NEW YORK — In a must-win season, Saks Fifth Avenue will take a strong stand behind 21 key looks and build an entire fall campaign around them, called "Want It."

The promotion will encompass advertising, shopping bags, catalogues, even original collages that depict the products in witty ways. Saks' "must-haves" — from Chanel's sexy deep-red lipsticks to Gucci's skinny-legged jeans and Missoni's sweater jackets — will be played up chain-wide starting Sept. 13 when "Want It" kicks off.

The 55-unit, $2.7 billion Saks has been struggling with poor sales and margins, but has been developing strategies that hopefully will kick in beginning with the promotion.

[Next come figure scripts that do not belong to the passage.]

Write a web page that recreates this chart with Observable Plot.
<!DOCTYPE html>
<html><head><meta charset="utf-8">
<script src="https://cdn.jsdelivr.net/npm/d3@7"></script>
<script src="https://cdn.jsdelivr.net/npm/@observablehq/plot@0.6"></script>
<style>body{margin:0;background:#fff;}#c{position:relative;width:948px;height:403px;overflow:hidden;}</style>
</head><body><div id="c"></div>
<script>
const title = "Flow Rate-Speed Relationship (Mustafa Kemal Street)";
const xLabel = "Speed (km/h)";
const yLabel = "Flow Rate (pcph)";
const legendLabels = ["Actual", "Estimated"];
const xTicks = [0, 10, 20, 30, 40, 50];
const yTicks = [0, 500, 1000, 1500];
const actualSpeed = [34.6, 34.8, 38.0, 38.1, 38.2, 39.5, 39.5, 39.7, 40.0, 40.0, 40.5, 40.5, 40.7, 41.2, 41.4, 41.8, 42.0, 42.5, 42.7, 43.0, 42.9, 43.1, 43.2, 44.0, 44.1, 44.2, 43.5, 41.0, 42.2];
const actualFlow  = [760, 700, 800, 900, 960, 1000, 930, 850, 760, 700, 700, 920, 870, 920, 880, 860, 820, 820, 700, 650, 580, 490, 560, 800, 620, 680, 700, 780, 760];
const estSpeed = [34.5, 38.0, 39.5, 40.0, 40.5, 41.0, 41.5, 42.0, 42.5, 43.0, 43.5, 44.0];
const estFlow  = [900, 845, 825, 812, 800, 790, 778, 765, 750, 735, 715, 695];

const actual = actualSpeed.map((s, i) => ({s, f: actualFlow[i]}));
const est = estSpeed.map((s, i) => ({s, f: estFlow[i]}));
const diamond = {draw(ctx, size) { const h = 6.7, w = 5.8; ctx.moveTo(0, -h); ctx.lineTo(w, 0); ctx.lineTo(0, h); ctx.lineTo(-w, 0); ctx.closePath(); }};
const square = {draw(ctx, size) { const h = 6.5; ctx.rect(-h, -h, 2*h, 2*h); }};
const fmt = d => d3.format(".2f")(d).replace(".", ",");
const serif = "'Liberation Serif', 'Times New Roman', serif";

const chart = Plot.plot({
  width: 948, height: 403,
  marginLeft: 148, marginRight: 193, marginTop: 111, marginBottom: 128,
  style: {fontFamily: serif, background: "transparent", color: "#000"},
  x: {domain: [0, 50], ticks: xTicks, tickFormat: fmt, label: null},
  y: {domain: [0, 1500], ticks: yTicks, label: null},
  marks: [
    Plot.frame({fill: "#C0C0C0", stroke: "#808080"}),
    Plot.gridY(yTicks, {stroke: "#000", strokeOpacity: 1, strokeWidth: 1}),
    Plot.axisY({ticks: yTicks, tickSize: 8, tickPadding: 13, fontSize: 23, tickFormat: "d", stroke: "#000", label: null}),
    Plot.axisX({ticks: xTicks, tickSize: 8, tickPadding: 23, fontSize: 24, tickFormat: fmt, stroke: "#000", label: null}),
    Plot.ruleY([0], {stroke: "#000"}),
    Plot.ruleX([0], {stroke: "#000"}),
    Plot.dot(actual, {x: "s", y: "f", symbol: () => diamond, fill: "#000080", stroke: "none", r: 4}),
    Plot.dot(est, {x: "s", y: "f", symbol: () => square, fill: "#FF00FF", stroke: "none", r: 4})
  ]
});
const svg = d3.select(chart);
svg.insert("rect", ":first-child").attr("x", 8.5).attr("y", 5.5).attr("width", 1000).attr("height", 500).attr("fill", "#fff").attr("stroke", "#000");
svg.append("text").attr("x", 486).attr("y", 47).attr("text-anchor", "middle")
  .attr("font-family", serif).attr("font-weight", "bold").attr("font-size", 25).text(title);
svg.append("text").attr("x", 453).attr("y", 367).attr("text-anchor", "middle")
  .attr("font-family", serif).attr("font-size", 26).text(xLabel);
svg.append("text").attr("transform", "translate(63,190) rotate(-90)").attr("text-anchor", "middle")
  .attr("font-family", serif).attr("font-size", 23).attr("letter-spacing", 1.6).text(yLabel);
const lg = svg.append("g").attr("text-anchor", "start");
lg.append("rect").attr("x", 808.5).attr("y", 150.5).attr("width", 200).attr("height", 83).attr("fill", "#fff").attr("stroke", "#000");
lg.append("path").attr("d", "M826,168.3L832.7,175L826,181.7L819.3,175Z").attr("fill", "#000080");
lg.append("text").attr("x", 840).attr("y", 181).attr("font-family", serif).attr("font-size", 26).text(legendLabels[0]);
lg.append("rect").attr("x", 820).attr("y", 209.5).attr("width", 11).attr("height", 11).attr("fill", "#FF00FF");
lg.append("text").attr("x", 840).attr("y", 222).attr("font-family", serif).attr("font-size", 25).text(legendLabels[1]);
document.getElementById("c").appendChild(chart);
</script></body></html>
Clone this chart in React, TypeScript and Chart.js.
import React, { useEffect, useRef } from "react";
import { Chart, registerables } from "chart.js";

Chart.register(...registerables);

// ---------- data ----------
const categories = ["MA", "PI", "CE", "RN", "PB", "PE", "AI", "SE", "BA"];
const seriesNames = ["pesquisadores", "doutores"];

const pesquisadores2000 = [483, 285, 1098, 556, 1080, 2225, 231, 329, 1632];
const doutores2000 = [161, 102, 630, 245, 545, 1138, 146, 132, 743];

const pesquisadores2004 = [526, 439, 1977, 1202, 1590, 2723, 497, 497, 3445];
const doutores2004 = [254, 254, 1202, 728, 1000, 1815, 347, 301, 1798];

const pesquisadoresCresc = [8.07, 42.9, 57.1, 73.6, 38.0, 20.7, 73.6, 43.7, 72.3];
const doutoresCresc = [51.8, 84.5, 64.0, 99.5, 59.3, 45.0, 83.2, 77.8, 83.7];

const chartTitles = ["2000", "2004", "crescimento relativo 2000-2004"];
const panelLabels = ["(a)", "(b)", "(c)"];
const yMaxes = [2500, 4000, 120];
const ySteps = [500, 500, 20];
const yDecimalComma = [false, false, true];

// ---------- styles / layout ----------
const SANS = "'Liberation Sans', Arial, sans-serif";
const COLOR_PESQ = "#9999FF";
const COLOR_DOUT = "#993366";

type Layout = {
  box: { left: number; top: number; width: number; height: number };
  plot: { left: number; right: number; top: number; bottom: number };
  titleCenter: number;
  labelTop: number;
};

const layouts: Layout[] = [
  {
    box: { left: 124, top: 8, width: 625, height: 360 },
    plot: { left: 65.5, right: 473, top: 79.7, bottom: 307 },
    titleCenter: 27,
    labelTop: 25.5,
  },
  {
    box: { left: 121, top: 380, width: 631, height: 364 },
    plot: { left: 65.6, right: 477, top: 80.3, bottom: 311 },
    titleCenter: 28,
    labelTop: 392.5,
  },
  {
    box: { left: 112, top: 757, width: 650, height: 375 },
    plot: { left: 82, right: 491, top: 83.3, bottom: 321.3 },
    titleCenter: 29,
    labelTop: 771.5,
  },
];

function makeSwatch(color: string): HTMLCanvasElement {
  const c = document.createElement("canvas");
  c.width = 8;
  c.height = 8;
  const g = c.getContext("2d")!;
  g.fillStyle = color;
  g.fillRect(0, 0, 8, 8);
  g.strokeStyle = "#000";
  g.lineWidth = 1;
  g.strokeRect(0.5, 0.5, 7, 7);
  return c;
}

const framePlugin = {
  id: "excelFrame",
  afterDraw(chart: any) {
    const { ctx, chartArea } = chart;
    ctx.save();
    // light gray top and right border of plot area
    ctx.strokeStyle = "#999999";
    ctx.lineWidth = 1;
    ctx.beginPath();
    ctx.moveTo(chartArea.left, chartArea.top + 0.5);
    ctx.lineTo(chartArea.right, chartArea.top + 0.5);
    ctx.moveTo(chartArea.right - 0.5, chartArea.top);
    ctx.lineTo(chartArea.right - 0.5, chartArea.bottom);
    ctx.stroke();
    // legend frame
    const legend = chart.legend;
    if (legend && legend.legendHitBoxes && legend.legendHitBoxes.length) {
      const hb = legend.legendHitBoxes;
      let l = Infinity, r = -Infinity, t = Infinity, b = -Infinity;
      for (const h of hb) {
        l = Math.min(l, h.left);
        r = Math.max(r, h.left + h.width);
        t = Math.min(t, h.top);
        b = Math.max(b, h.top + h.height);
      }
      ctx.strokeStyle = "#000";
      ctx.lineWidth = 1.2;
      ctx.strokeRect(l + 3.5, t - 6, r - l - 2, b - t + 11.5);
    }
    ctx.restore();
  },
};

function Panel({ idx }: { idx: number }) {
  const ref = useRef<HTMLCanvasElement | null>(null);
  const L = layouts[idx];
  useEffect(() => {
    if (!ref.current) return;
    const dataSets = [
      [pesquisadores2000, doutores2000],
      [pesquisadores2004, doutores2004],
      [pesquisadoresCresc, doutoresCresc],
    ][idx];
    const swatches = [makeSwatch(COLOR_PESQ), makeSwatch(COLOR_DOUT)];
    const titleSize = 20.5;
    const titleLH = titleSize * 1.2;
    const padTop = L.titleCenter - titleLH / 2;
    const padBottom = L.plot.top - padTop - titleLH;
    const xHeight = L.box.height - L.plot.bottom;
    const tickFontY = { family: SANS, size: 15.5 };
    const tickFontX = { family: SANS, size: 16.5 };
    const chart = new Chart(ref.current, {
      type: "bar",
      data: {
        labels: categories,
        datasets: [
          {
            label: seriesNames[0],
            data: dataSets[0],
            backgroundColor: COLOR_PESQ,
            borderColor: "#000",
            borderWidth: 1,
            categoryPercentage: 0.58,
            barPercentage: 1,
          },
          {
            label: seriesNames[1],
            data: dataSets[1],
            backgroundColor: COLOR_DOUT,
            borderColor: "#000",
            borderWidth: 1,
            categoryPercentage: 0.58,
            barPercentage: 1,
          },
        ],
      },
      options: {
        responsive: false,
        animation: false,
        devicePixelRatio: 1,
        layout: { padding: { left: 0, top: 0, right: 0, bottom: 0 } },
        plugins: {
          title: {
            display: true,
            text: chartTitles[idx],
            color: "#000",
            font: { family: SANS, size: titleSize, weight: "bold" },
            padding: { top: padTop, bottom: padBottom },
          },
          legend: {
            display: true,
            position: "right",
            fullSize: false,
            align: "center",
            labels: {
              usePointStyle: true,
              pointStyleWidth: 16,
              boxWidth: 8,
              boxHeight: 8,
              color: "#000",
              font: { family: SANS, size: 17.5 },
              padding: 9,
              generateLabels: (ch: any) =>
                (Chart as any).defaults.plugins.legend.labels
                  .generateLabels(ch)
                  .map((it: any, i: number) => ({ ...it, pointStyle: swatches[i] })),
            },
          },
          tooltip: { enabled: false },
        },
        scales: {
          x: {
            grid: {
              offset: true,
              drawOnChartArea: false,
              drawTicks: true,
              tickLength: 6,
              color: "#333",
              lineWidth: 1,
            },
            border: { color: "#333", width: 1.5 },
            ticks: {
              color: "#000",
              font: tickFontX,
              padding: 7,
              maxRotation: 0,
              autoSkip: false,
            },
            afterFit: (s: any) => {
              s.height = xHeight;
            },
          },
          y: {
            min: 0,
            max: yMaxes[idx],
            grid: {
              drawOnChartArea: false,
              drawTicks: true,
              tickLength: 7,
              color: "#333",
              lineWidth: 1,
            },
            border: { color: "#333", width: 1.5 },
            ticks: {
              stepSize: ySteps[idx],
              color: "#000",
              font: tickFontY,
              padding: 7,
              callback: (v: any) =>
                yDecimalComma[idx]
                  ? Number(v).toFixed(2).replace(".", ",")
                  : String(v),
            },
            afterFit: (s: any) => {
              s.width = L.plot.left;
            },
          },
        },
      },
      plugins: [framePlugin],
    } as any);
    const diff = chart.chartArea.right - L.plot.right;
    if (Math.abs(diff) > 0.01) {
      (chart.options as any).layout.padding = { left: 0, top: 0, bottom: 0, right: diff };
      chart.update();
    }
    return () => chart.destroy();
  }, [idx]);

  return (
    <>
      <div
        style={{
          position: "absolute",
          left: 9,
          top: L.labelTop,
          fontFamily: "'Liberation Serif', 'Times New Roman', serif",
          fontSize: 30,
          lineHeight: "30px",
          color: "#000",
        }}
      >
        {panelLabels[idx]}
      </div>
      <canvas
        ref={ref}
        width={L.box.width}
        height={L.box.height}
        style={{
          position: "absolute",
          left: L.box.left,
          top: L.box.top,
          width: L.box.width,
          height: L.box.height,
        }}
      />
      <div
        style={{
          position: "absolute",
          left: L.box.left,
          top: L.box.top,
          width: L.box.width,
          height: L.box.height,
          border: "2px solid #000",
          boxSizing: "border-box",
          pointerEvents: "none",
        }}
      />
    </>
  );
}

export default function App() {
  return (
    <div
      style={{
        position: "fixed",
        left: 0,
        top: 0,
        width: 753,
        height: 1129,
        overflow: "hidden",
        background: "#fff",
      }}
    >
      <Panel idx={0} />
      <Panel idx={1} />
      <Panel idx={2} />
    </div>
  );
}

At a press conference on Monday at Saks announcing the campaign, Andrew Jennings, president and chief operating officer, said the initiative represents "the start of seeing the sales curve ticking up," and is "a key tenet" of the Saks business strategy. "It focuses on a broad range of our customers and offers key fashion trends in an array of price points and styles."

The promotion dovetails with the overall Saks strategy, which concentrates on "good, better, best" pricing and "classic, modern and contemporary" merchandising.

There also is a revival of private label in the works that seems geared to capture customers that Saks may have lost and fill merchandise voids. After a year's absence, private label returns to the store beginning in early August when the Saks Fifth Avenue Signature collection will bow, followed in November by Saks Fifth Avenue Classic and Saks Fifth Avenue Sport collections.

The merchandising program involves what Saks' vice chairman and chief merchant Ron Frasch called capitalizing on Saks' "sweet spots." He pointed to an expanding bridge business, which has casual and "modern" components at Saks. "We're identifying all kinds of businesses where we excel and enhancing our matrix on a store-by-store basis," Frasch said.

In the casual bridge zone, Frasch cited Escada Sport, Eileen Fisher, Ellen Tracy and Dana Buchman as among the key labels. In the modern zone, he mentioned Tory Burch and Tahari as among those brands exhibiting a "little more fashion motivation to them."